Entries with chart source code ->
-----

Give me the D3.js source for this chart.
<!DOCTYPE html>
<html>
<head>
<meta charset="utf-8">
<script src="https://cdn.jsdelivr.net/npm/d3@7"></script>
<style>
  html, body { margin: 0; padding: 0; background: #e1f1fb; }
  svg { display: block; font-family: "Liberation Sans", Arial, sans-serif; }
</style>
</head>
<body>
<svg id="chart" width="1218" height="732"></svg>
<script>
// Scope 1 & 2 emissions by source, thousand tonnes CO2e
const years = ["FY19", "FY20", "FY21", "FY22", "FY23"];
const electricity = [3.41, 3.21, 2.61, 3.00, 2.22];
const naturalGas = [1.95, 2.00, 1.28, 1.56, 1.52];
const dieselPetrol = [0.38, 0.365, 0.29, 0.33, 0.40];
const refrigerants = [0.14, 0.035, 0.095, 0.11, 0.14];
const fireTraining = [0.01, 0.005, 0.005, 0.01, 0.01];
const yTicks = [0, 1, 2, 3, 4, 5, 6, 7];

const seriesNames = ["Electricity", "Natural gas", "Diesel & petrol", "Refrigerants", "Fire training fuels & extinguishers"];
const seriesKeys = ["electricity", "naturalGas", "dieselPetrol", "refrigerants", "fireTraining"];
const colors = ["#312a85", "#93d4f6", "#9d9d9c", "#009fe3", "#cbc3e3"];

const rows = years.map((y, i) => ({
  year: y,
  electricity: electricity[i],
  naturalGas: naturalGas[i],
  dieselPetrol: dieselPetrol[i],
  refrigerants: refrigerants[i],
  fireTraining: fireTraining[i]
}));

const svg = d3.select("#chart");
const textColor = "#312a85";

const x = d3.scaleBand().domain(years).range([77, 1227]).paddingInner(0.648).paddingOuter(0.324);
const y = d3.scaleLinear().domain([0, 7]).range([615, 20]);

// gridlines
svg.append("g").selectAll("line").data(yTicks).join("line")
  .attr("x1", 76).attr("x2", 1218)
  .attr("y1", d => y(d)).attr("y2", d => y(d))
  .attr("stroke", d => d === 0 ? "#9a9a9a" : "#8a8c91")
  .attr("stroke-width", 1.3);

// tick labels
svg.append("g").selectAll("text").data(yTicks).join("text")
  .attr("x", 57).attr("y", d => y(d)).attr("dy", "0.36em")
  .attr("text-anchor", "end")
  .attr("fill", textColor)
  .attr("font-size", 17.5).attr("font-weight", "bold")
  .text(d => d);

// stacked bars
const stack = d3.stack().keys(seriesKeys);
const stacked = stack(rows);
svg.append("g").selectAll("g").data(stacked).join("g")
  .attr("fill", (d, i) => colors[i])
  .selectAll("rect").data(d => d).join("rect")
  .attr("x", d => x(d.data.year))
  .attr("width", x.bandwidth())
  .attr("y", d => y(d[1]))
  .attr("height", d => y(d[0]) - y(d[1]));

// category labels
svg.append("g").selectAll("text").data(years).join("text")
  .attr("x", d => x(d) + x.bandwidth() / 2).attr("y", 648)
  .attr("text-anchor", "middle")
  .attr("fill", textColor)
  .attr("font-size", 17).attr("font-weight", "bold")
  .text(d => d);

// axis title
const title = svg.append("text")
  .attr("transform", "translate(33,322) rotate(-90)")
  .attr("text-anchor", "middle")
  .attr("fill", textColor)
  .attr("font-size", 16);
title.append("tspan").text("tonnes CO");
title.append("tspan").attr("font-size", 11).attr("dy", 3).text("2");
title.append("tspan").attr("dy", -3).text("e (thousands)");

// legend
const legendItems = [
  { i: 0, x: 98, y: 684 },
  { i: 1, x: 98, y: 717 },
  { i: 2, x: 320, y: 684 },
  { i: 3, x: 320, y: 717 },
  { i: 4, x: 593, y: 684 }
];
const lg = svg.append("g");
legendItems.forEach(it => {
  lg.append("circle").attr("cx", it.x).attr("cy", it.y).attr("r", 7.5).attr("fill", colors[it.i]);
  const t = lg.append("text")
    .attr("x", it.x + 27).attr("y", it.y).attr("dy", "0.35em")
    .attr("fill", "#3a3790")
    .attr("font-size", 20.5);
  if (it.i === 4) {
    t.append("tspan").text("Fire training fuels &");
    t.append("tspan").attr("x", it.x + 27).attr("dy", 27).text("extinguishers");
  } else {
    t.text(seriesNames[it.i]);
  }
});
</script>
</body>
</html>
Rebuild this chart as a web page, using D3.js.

-----

Work instructions -> Reproduce all of the entries word for word.

Answer to this problem ->
Give me the D3.js source for this chart.
<!DOCTYPE html>
<html>
<head>
<meta charset="utf-8">
<script src="https://cdn.jsdelivr.net/npm/d3@7"></script>
<style>
  html, body { margin: 0; padding: 0; background: #e1f1fb; }
  svg { display: block; font-family: "Liberation Sans", Arial, sans-serif; }
</style>
</head>
<body>
<svg id="chart" width="1218" height="732"></svg>
<script>
// Scope 1 & 2 emissions by source, thousand tonnes CO2e
const years = ["FY19", "FY20", "FY21", "FY22", "FY23"];
const electricity = [3.41, 3.21, 2.61, 3.00, 2.22];
const naturalGas = [1.95, 2.00, 1.28, 1.56, 1.52];
const dieselPetrol = [0.38, 0.365, 0.29, 0.33, 0.40];
const refrigerants = [0.14, 0.035, 0.095, 0.11, 0.14];
const fireTraining = [0.01, 0.005, 0.005, 0.01, 0.01];
const yTicks = [0, 1, 2, 3, 4, 5, 6, 7];

const seriesNames = ["Electricity", "Natural gas", "Diesel & petrol", "Refrigerants", "Fire training fuels & extinguishers"];
const seriesKeys = ["electricity", "naturalGas", "dieselPetrol", "refrigerants", "fireTraining"];
const colors = ["#312a85", "#93d4f6", "#9d9d9c", "#009fe3", "#cbc3e3"];

const rows = years.map((y, i) => ({
  year: y,
  electricity: electricity[i],
  naturalGas: naturalGas[i],
  dieselPetrol: dieselPetrol[i],
  refrigerants: refrigerants[i],
  fireTraining: fireTraining[i]
}));

const svg = d3.select("#chart");
const textColor = "#312a85";

const x = d3.scaleBand().domain(years).range([77, 1227]).paddingInner(0.648).paddingOuter(0.324);
const y = d3.scaleLinear().domain([0, 7]).range([615, 20]);

// gridlines
svg.append("g").selectAll("line").data(yTicks).join("line")
  .attr("x1", 76).attr("x2", 1218)
  .attr("y1", d => y(d)).attr("y2", d => y(d))
  .attr("stroke", d => d === 0 ? "#9a9a9a" : "#8a8c91")
  .attr("stroke-width", 1.3);

// tick labels
svg.append("g").selectAll("text").data(yTicks).join("text")
  .attr("x", 57).attr("y", d => y(d)).attr("dy", "0.36em")
  .attr("text-anchor", "end")
  .attr("fill", textColor)
  .attr("font-size", 17.5).attr("font-weight", "bold")
  .text(d => d);

// stacked bars
const stack = d3.stack().keys(seriesKeys);
const stacked = stack(rows);
svg.append("g").selectAll("g").data(stacked).join("g")
  .attr("fill", (d, i) => colors[i])
  .selectAll("rect").data(d => d).join("rect")
  .attr("x", d => x(d.data.year))
  .attr("width", x.bandwidth())
  .attr("y", d => y(d[1]))
  .attr("height", d => y(d[0]) - y(d[1]));

// category labels
svg.append("g").selectAll("text").data(years).join("text")
  .attr("x", d => x(d) + x.bandwidth() / 2).attr("y", 648)
  .attr("text-anchor", "middle")
  .attr("fill", textColor)
  .attr("font-size", 17).attr("font-weight", "bold")
  .text(d => d);

// axis title
const title = svg.append("text")
  .attr("transform", "translate(33,322) rotate(-90)")
  .attr("text-anchor", "middle")
  .attr("fill", textColor)
  .attr("font-size", 16);
title.append("tspan").text("tonnes CO");
title.append("tspan").attr("font-size", 11).attr("dy", 3).text("2");
title.append("tspan").attr("dy", -3).text("e (thousands)");

// legend
const legendItems = [
  { i: 0, x: 98, y: 684 },
  { i: 1, x: 98, y: 717 },
  { i: 2, x: 320, y: 684 },
  { i: 3, x: 320, y: 717 },
  { i: 4, x: 593, y: 684 }
];
const lg = svg.append("g");
legendItems.forEach(it => {
  lg.append("circle").attr("cx", it.x).attr("cy", it.y).attr("r", 7.5).attr("fill", colors[it.i]);
  const t = lg.append("text")
    .attr("x", it.x + 27).attr("y", it.y).attr("dy", "0.35em")
    .attr("fill", "#3a3790")
    .attr("font-size", 20.5);
  if (it.i === 4) {
    t.append("tspan").text("Fire training fuels &");
    t.append("tspan").attr("x", it.x + 27).attr("dy", 27).text("extinguishers");
  } else {
    t.text(seriesNames[it.i]);
  }
});
</script>
</body>
</html>
Rebuild this chart as a web page, using D3.js.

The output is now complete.